Why wouldn’t everyone love America and Americans? I happen to be one that do, but it’s not hard to see why some struggle. It could be because there is sometimes the expectation that loving what many see as the epicenter of freedom and democracy is the only logical response. The City Upon a Hill-attitude works very well if you are an American, but sometimes it seems like the rest of the world doesn’t have a choice. America is the parent that has the right to make decisions the children neither understands or likes. President-elect Kennedy used the phrase in 1961, Ronald Reagan opened and ended his time in the White House with this reference to John Winthrop, and George Bush said this in 2004:
Like generations before us, we have a calling from beyond the stars to stand for freedom. This is the everlasting dream of America.
Many seem to think that democracy died the day Donald Trump won the election, as if the previous administrations have been perfect. American entertainment has conquered the world, but this isn’t just entertainment. A lot of it supports the idea that America is the beacon of hope, our last best hope for peace. It’s the one place on this planet where we are guaranteed complete personal freedom. This is the American dream, but is that really an option today? Democracy is about more than celebrities’ right to rant louder and uglier than the president, the freedom to redefine your gender multiple times, or the right to have Christian symbols like a cross or a nativity scene removed from public land. Some people would argue that our own societies are major renovation objects too, and that this is where we need to start.
One of the most controversial policies has been the determination to spread democracy. An article by Sean Lynn-Jones from Harvard Kennedy School, written in 1998, supports this idea and he concludes that the USA ought to spread a liberal democracy. Liberalism aims to guarantee individuals rights such as the right to choose religion, gender, sexual orientation as well as equal opportunities in health care, education and employment. It may sound like a good idea, but this quote from from the article is problematic:
Policies to promote democracy should attempt to increase the number of regimes that respect the individual liberties that lie in the heart of liberalism and elect their leaders. The United States therefore should attempt to build support for liberal principles-many of which are enshrined in international human rights treatises-as well as encouraging states to hold free and fair elections.
First of all, where do we stand ourselves? Most people in my country think they live in a democracy. That is the official story, and we may deserve the number one spot in a report The Economist Intelligence Unit published in 2010. The report listed 167 countries from the most to the least democratic, with Norway as number one with 9,8 out of 10 points and North Korea at the other end with 1,08 points. The USA and Britain were 17 and 19, which was mainly because civil liberties had been sacrificed in the war against terror. The same countries occupied 1st and 167th place six years later, while the USA shared the 21st position together with Italy, which put them in the flawed democracy category. Shouldn’t the city upon a hill be a little higher? Incidentally, our friends in Saudi Arabia are tied for 159 together with the Democratic Republic of Congo. Are we trying to encourage liberalism in our allied countries? Read about it on Wikpedia.

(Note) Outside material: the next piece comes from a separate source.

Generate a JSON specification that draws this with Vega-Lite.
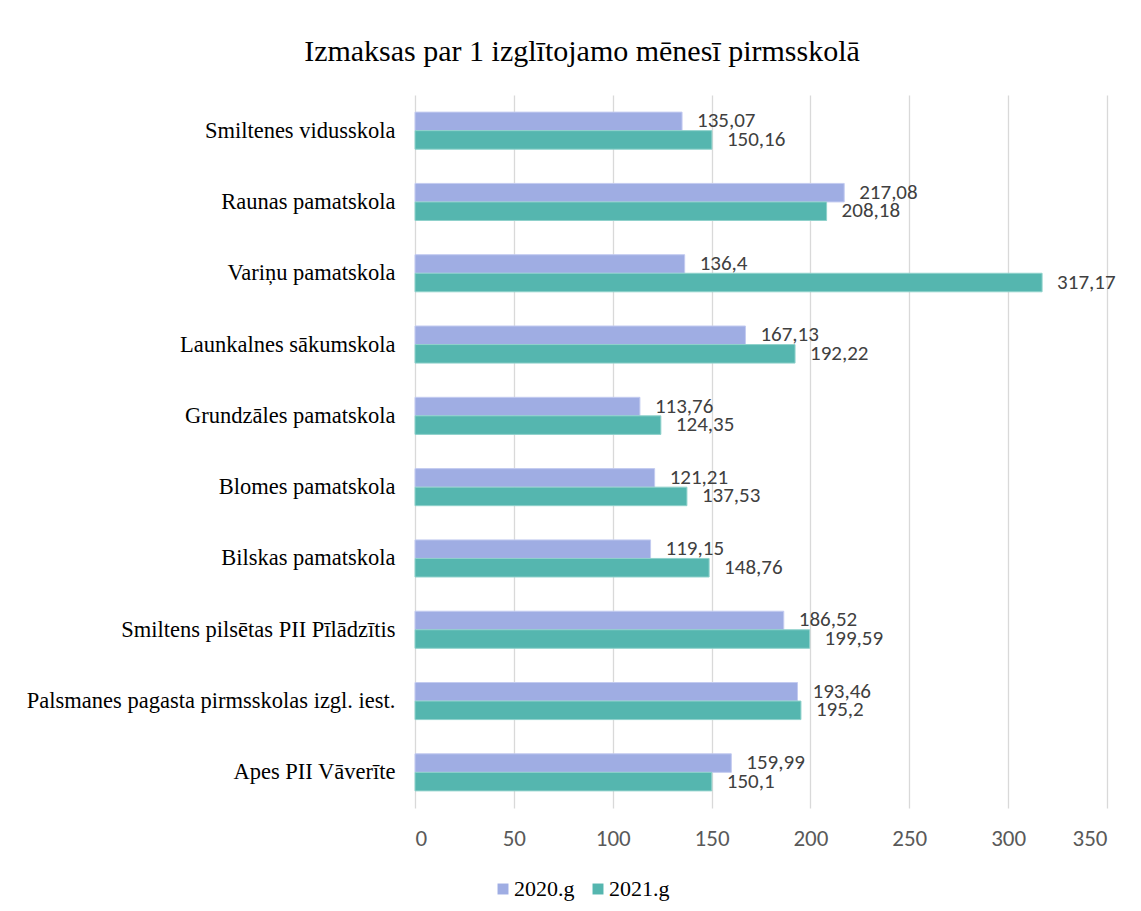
{
  "$schema": "https://vega.github.io/schema/vega-lite/v6.json",
  "autosize": {"type": "none"},
  "width": 692,
  "height": 713,
  "padding": {"left": 415, "top": 95, "right": 34, "bottom": 103},
  "background": "white",
  "config": {
    "locale": {"number": {"decimal": ",", "thousands": " ", "grouping": [3], "currency": ["", " €"]}},
    "view": {"stroke": null}
  },
  "title": {
    "text": "Izmaksas par 1 izglītojamo mēnesī pirmsskolā",
    "font": "Liberation Serif",
    "fontSize": 30,
    "fontWeight": "normal",
    "color": "#000000",
    "anchor": "middle",
    "frame": "group",
    "dx": -179,
    "offset": 28
  },
  "data": {
    "values": [
      {"school": "Smiltenes vidusskola", "year": "2020.g", "value": 135.07},
      {"school": "Smiltenes vidusskola", "year": "2021.g", "value": 150.16},
      {"school": "Raunas pamatskola", "year": "2020.g", "value": 217.08},
      {"school": "Raunas pamatskola", "year": "2021.g", "value": 208.18},
      {"school": "Variņu pamatskola", "year": "2020.g", "value": 136.4},
      {"school": "Variņu pamatskola", "year": "2021.g", "value": 317.17},
      {"school": "Launkalnes sākumskola", "year": "2020.g", "value": 167.13},
      {"school": "Launkalnes sākumskola", "year": "2021.g", "value": 192.22},
      {"school": "Grundzāles pamatskola", "year": "2020.g", "value": 113.76},
      {"school": "Grundzāles pamatskola", "year": "2021.g", "value": 124.35},
      {"school": "Blomes pamatskola", "year": "2020.g", "value": 121.21},
      {"school": "Blomes pamatskola", "year": "2021.g", "value": 137.53},
      {"school": "Bilskas pamatskola", "year": "2020.g", "value": 119.15},
      {"school": "Bilskas pamatskola", "year": "2021.g", "value": 148.76},
      {"school": "Smiltens pilsētas PII Pīlādzītis", "year": "2020.g", "value": 186.52},
      {"school": "Smiltens pilsētas PII Pīlādzītis", "year": "2021.g", "value": 199.59},
      {"school": "Palsmanes pagasta pirmsskolas izgl. iest.", "year": "2020.g", "value": 193.46},
      {"school": "Palsmanes pagasta pirmsskolas izgl. iest.", "year": "2021.g", "value": 195.2},
      {"school": "Apes PII Vāverīte", "year": "2020.g", "value": 159.99},
      {"school": "Apes PII Vāverīte", "year": "2021.g", "value": 150.1}
    ]
  },
  "encoding": {
    "y": {
      "field": "school",
      "type": "nominal",
      "sort": null,
      "scale": {"paddingInner": 0.48, "paddingOuter": 0.24},
      "axis": {
        "title": null,
        "domain": false,
        "ticks": false,
        "labelPadding": 20,
        "labelFont": "Liberation Serif",
        "labelFontSize": 22.5,
        "labelColor": "#000000",
        "labelLimit": 420
      }
    },
    "yOffset": {"field": "year", "type": "nominal", "scale": {"paddingInner": 0, "paddingOuter": 0}},
    "x": {
      "field": "value",
      "type": "quantitative",
      "scale": {"domain": [0, 350], "nice": false},
      "axis": {
        "title": null,
        "values": [0, 50, 100, 150, 200, 250, 300, 350],
        "domain": false,
        "ticks": false,
        "grid": true,
        "gridColor": "#d9d9d9",
        "gridWidth": 1.3,
        "labelPadding": 19,
        "labelFont": "Carlito, Liberation Sans Narrow, Liberation Sans",
        "labelFontSize": 23,
        "labelColor": "#595959",
        "format": "d"
      }
    }
  },
  "layer": [
    {
      "mark": {"type": "bar", "strokeWidth": 1},
      "encoding": {
        "color": {
          "field": "year",
          "type": "nominal",
          "scale": {"domain": ["2020.g", "2021.g"], "range": ["#9fade3", "#55b6af"]},
          "legend": {
            "title": null,
            "orient": "none",
            "direction": "horizontal",
            "legendX": 77,
            "legendY": 783,
            "symbolType": "square",
            "symbolSize": 120,
            "symbolStrokeWidth": 0,
            "labelFont": "Liberation Serif",
            "labelFontSize": 22,
            "labelColor": "#000000",
            "labelOffset": 0,
            "columnPadding": 12
          }
        },
        "stroke": {
          "field": "year",
          "type": "nominal",
          "scale": {"domain": ["2020.g", "2021.g"], "range": ["#c3cbf0", "#8fd1cb"]},
          "legend": null
        }
      }
    },
    {
      "mark": {
        "type": "text",
        "align": "left",
        "baseline": "middle",
        "dx": 15,
        "font": "Carlito, Liberation Sans Narrow, Liberation Sans",
        "fontSize": 21,
        "color": "#404040"
      },
      "encoding": {
        "text": {"field": "value", "type": "quantitative", "format": ".2~f"}
      }
    }
  ]
}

The main issues in Norway is that we have a political elite that no longer needs the people, and that many decisions are taken in the EU, where we are not even a member. The UN has pointed out on several occasions that Norway is breaking human rights. We also have a press that has given up its independence.
It’s interesting that the report points to reduced freedom for the press and the eagerness to spread democracy, while we support authoritarian regimes like Egypt (under Mubarak) and Saudi Arabia. Countries like Ukraine and Turkey, and the EU are not exactly moving in the right direction either. This is the hypocrisy that makes it hard for foreigners to love America.
The author of the article assumes that it’s democracy if you force it on people. Sovereignty, the right to govern yourself without interference from outside bodies, is an important part of international law. It’s irrelevant what you thought about Gadaffi in Libya, and what you think about Assad in Syria. The fact is that both leaders had support in their own country, and although it was obvious that there were serious problems, they also enacted much needed reforms. I wonder how much more we can expect. No matter what religion we are talking about it’s a bad idea to mix it with politics. It’s not because they are Muslims, but because this has been a deeply religious region since long before Islam was invented. You can’t change that over night and we shouldn’t expect them to give people rights we can’t even agree on in our own societies. I think we should do more to encourage change in countries we see as allies, but we should start with ourselves.